The Hubble Telescope
Earth’s atmosphere causes certain visual distortions to astronomers attempting to view objects far from Earth. Hence, the mission of the Hubble Space Telescope is to allow the human species to observe these objects more accurately. Images from the Hubble Telescope are captured both as photographic images and as spectrographic images that allow astronomers to analyze color data.
First launched in 1990, the Hubble Telescope has since been visited by four crews of astronauts who performed adjustments and repairs between 1993 and 2009. Images from the Telescope have allowed scientists to narrow down the age of the universe from the vague range of 10 to 20 billion years to a much more precise estimate of 13.8 billion years.

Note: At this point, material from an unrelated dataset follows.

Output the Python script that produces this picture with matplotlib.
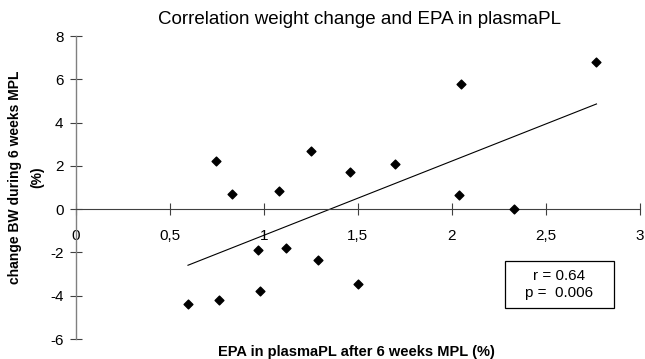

The International Space Station
Canada, the U.S., Europe, Japan, and Russia collaborate in scientific research in low Earth orbit aboard the International Space Station (ISS). Components of the ISS were first launched in 1998. The ISS has been continually inhabited by at least one human being since November 2, 2000. November 1st, 2000 was the last time the entire human species was on Earth together at the same time.
SpaceX Tesla Roadster Launch
On Tuesday, February 6, 2018, the private company SpaceX tested a rocket that successfully launched a Tesla roadster into space. Tesla and SpaceX are, of course, jointly owned by South African-Canadian-American enterpreneur Elon Musk.
The test launch of the SpaceX Falcon Heavy rocket demonstrated its usefulness for what the company hopes will become its mission of launching larger-than-average satellites. Its payload of a red 2008 model Tesla Roadster sports car bears a dummy “driver” nicknamed Starman in homage to a David Bowie song. The car, which belonged to Musk personally, is officially the first car in space if one doesn’t count the lunar vehicles driven on the moon by American astronauts.
Launched from Kennedy Space Station, the Roadster passed by Mars in October 2020. The vehicle orbits the sun every 557 days. At its closest point to the Earth, the Roadster is 32 million miles from its home planet.